We can also use KMP algorithm. With MP-array of a string $S$, we can calculate $S[0, i)$’s period.

  int period(int i) const
  { // The period of S[0, i).
    auto tmp{i - A[i]};
    if (i % tmp == 0)
      return tmp;
    return i;

This is because $i$-th element of MP-array means that the longest common length of prefixes of $S$ and suffixes of $S[0, i)$. But be careful for the mid-terms. For instance, consider the case $S = $”abcabcab”. Then, its mp arrays says that $8$ th element of MP-array is $5$, but its period is not $3$. Therefore, we need to check about divisors.

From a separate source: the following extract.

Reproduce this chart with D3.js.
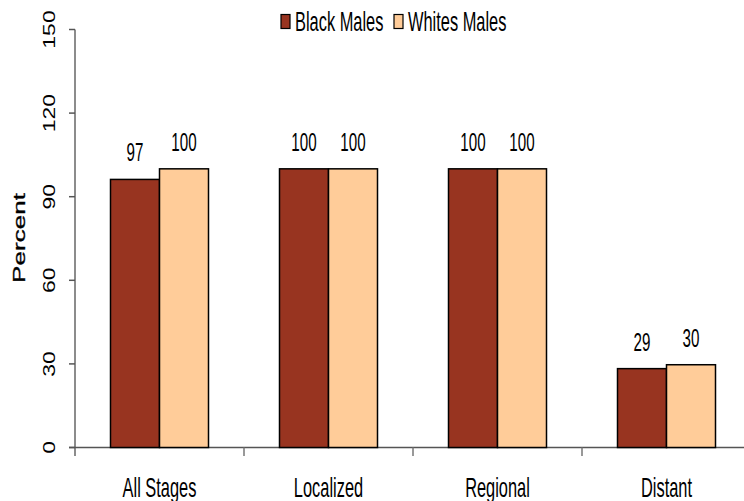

We make MP-array for $w$ and reversed $w$. Then, the idea is the same above.

Proof of Proposition F.1

It suffice to show that either of $w$ or $w[0, n - 1)$ is a good string. Suppose to the contrary that both of them are non-good string. Let $p$ and $q$ be the period of $w$ and $w[0, n - 1)$, respectively. Since $p$ divides $n$, $q$ divides $n - 1$ and $\gcd(n, n - 1) = 1$, it follows that $\gcd(p, q) = 1$. Note that $p \geq (n - 1) / 2$ and $q \geq n / 2$.

Let $0 \leq a < b < n$. We will show that $S[a] = S[b]$. There exists such $k, l \in \mathbb{N}$ that $\lvert b - a \rvert = kp - lq$. For any $i \in n$, at least either $i - q \geq 0$ or $i + p < n$ follows since the length of the string $S$ is greater than or equal to $p + q$. In addition, it also follows that $S[i - q] = S[i] = S[i + p]$, where the indexes are not out-of-range. Therefore, it follows that $S[b] = S[a + kp - lq] = S[a]$ if we show that there is a path between $a$ and $b$.

F Proof

There are two type of possibilities of stalemates. Suppose that there exists $l’ < l$ that we come to $a + kp - l’q$ but cannot transit $a + kp - l’q \to a + kp - (l’ + 1)q$. This means either $a + kp - (l’ + 1)q < 0$ or $a + kp - (l’ + 1)q \geq n$. If the former held, we would have $b < 0$. If the latter held, we would have $a + kp - l’q \geq n$. Both of them are contradictions. Suppose that there exists $k’ < k$ that we come to $a + k’p - lq$ but cannot transit $a + k’p - lq \to a + (k’ + 1)p - lq$. This is also impossible proved in the same way. This completes the proof.